No existe un régimen político que se burle de forma tan descarada del hombre como la propia democracia. En efecto, ninguno presenta un ámbito tan diáfano en el que se den cita tantas paradojas. La monarquía, sin embargo, o la tiranía, más bien, no pueden producir, en sentido estricto, paradoja alguna. El monarca o el tirano simplemente acatan su propia ley interna independientemente de la valoración del pueblo; en su caso, la acusación de tiranía es ridícula. El monarca absolutista cuenta con ello no como una deformación del sistema, sino como un presupuesto suyo. La voz de la rebeldía no se considera en este caso, sino que se corta por lo sano. Por tanto, la paradoja no sobrevive más allá del uso de la fuerza que decida hacer el gobernador.
Con la democracia sucede algo, sin embargo, curioso. Ella misma, en la amplitud de sus postulados, introduce la anomalía en el sistema. En este caso se trata de una verdadera anomalía. El reprensor de cualquier deformación que aparezca en el sistema será inmediatamente tildado de tiránico o de dogmático. De pronto surge aquello que llamamos lo “políticamente incorrecto”, y aparece la contaminación más abrasiva de la propia democracia.
Lo propio de la psicología democrática es observar en el veredicto crítico la intención de postular un dogma absoluto; el agresor aparece como la personificación del dogma, como el peligro del arcaísmo que trae a la memoria malas experiencias. En el ejercicio de la democracia, se afloja cada vez más la exigencia, que se asimila al dogmatismo. La igualdad en la opinión acumula paulatinamente anomalías que degeneran rápidamente en un carácter autoritario de la propia democracia.

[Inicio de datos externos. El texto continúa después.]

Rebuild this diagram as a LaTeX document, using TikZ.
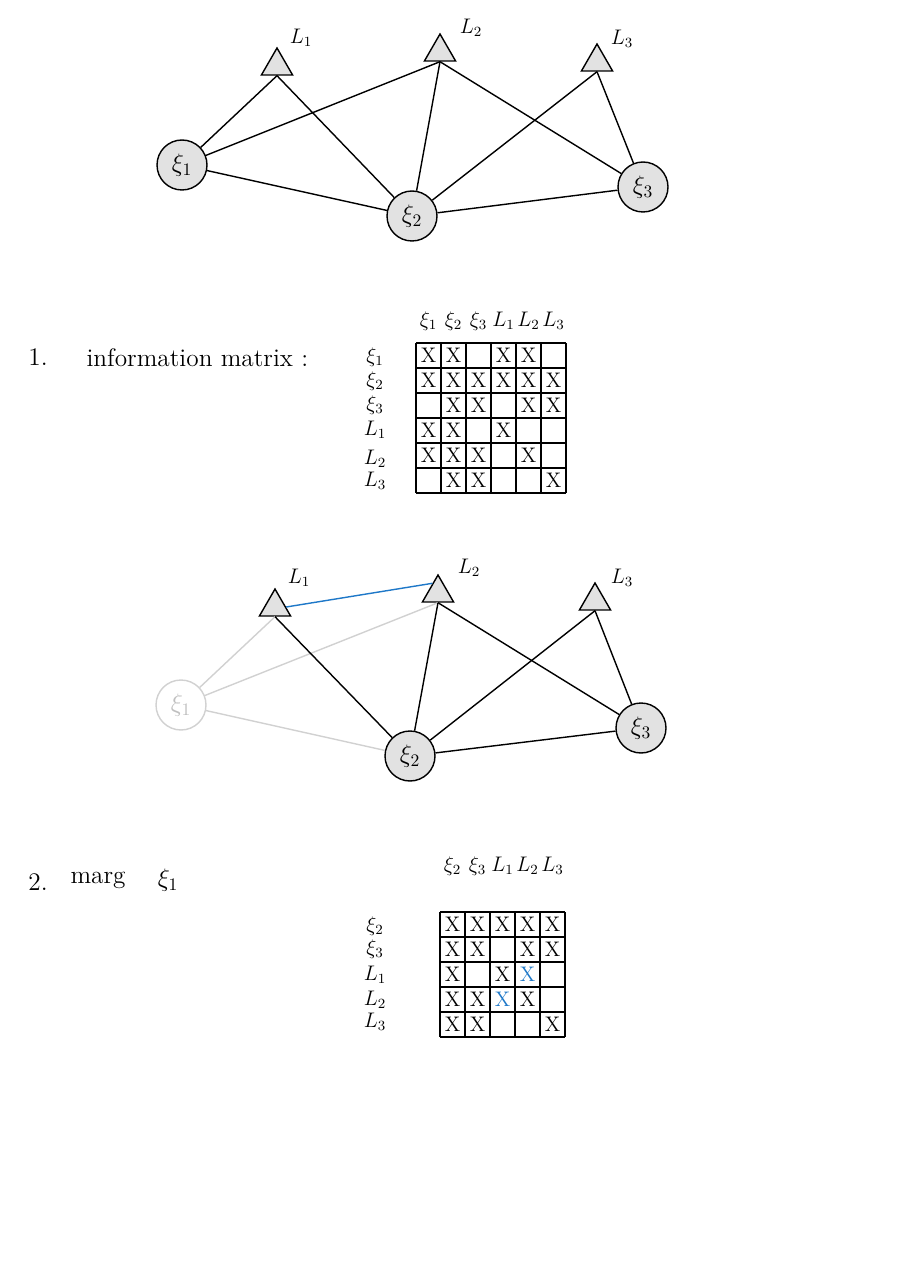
\documentclass[tikz,border=0pt]{standalone}
\usepackage{tikz}
\usepackage{amsmath}
\usepackage{amssymb}
\usepackage{xcolor}
\usetikzlibrary{shapes.geometric}

\definecolor{lineblue}{RGB}{30,120,200}
\definecolor{nodegray}{RGB}{226,226,226}

\begin{document}
\begin{tikzpicture}[x=0.02cm,y=-0.02cm,line width=0.8pt,
    pose/.style={circle,draw,fill=nodegray,minimum size=1cm,inner sep=0pt,font=\Large},
    lmk/.style={regular polygon,regular polygon sides=3,draw,fill=nodegray,minimum size=0.72cm,inner sep=0pt},
    faded/.style={draw=black!18,text=black!25,fill=white},
    cross/.style={inner sep=0pt,font=\large},
    lbl/.style={inner sep=1pt,font=\large}]
    \useasboundingbox (0,0) rectangle (905,1280);

    % first graph
    \node (x1) at (182,165) [pose] {$\xi_1$};
    \node (x2) at (412,216) [pose] {$\xi_2$};
    \node (x3) at (643,187) [pose] {$\xi_3$};
    \node (l1) at (277,66) [lmk] {};
    \node (l2) at (440,52) [lmk] {};
    \node (l3) at (597,62) [lmk] {};
    \node (t1) at (301,38) [lbl] {$L_1$};
    \node (t2) at (471,28) [lbl] {$L_2$};
    \node (t3) at (622,39) [lbl] {$L_3$};
    \draw (x1) -- (l1.south);
    \draw (x1) -- (l2.south);
    \draw (x1) -- (x2);
    \draw (l1.south) -- (x2);
    \draw (l2.south) -- (x2);
    \draw (l2.south) -- (x3);
    \draw (l3.south) -- (x2);
    \draw (l3.south) -- (x3);
    \draw (x2) -- (x3);

    % information matrix
    \node (n1) at (38,357) {\Large 1.};
    \node[anchor=west] (info) at (80,358) {\Large information matrix :};
    \foreach \i in {0,...,6} {
        \draw (416+25*\i,343) -- (416+25*\i,493);
        \draw (416,343+25*\i) -- (566,343+25*\i);
    }
    \foreach \c/\t in {1/\xi_1,2/\xi_2,3/\xi_3,4/L_1,5/L_2,6/L_3}
        \node[lbl] (ca\c) at (403.5+25*\c,321) {$\t$};
    \foreach \r/\y/\t in {1/357/\xi_1,2/381/\xi_2,3/405/\xi_3,4/430/L_1,5/459/L_2,6/481/L_3}
        \node[lbl] (ra\r) at (375,\y) {$\t$};
    \foreach \r/\c in {1/1,1/2,1/4,1/5,2/1,2/2,2/3,2/4,2/5,2/6,3/2,3/3,3/5,3/6,
                       4/1,4/2,4/4,5/1,5/2,5/3,5/5,6/2,6/3,6/6}
        \node[cross] (a\r\c) at (403.5+25*\c,330.5+25*\r) {X};

    % second graph
    \node (y1) at (181,705) [pose,faded] {$\xi_1$};
    \node (y2) at (410,756) [pose] {$\xi_2$};
    \node (y3) at (641,728) [pose] {$\xi_3$};
    \node (k1) at (275,607) [lmk] {};
    \node (k2) at (438,593) [lmk] {};
    \node (k3) at (595,601) [lmk] {};
    \node (s1) at (299,578) [lbl] {$L_1$};
    \node (s2) at (469,568) [lbl] {$L_2$};
    \node (s3) at (622,578) [lbl] {$L_3$};
    \draw[black!18] (y1) -- (k1.south);
    \draw[black!18] (y1) -- (k2.south);
    \draw[black!18] (y1) -- (y2);
    \draw (k1.south) -- (y2);
    \draw (k2.south) -- (y2);
    \draw (k2.south) -- (y3);
    \draw (k3.south) -- (y2);
    \draw (k3.south) -- (y3);
    \draw (y2) -- (y3);
    \draw[lineblue] (k1.0) -- (k2.120);

    % marginalised matrix
    \node (n2) at (38,882) {\Large 2.};
    \node[anchor=west] (marg) at (64,880) {\Large marg};
    \node (mx) at (168,880) {\Large $\xi_1$};
    \foreach \i in {0,...,5} {
        \draw (440+25*\i,912) -- (440+25*\i,1037);
        \draw (440,912+25*\i) -- (565,912+25*\i);
    }
    \foreach \c/\t in {1/\xi_2,2/\xi_3,3/L_1,4/L_2,5/L_3}
        \node[lbl] (cb\c) at (427.5+25*\c,866) {$\t$};
    \foreach \r/\y/\t in {1/926/\xi_2,2/949/\xi_3,3/975/L_1,4/1000/L_2,5/1022/L_3}
        \node[lbl] (rb\r) at (375,\y) {$\t$};
    \foreach \r/\c in {1/1,1/2,1/3,1/4,1/5,2/1,2/2,2/4,2/5,3/1,3/3,
                       4/1,4/2,4/4,5/1,5/2,5/5}
        \node[cross] (b\r\c) at (427.5+25*\c,899.5+25*\r) {X};
    \node[cross,text=lineblue] (b34) at (527.5,974.5) {X};
    \node[cross,text=lineblue] (b43) at (502.5,999.5) {X};

\end{tikzpicture}
\end{document}
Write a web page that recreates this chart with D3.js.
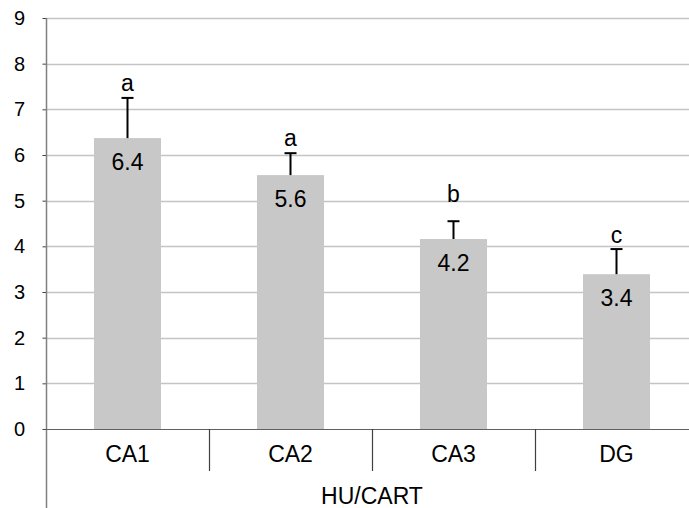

La excelencia ha de ser, por necesidad, vista como un factor de alteración en el buen funcionamiento del sistema democrático. Los mejores, como en otros tiempos, serán condenados al ostracismo. El concurso del pueblo no puede colocar un nivel muy estricto en la valoración general de las opiniones, pues se ahoga con ello lo que es rasgo común del propio pueblo.
De esta manera es como de la democracia se va deduciendo poco a poco una demagogia cuyo peligro es doble: por un lado, la innecesidad de la exigencia personal, que se revela como un ataque contra el temple aceptado de las masas; por otro, la imposibilidad de someter a opinión el propio régimen. Así, los regímenes democráticos quedan entre dos aguas entre su exigencia de tolerancia y la necesidad de conservar la propia democracia. De entre estos dos postulados, es prioritario el primero, sin duda. Pues sin él se traiciona la esencia de la democracia. Y de este modo la democracia se pone en jaque por sí misma.
El peligro de la democracia, en cuanto régimen que instaura la absoluta igualdad de todas las opiniones, que no insta a sus miembros a la excelencia o, cuando menos, a la superación, reside precisamente en aflojar la conciencia y en desentenderse de los problemas. Su tendencia a conservar el principio que la rige a toda costa, camufla y tiende a devorar todo residuo de crítica. El dogmatismo aparece por todos lados, y se comprende como el enemigo más feroz, cuando quizás ni siquiera haya hecho presencia.
Democracias, sin duda, hay muchas y dispares. Pero aquella que puede ser, bajo una mirada razonable, digna de respeto, ha de permitir la crítica en ciertas situaciones, dejando examinarse de manera profunda.
De otro modo, la adoración del principio rector puede poner en peligro sus propios beneficios. Y hay muchas fieras sedientas ahí fuera, esperando cualquier fallo. Demasiadas.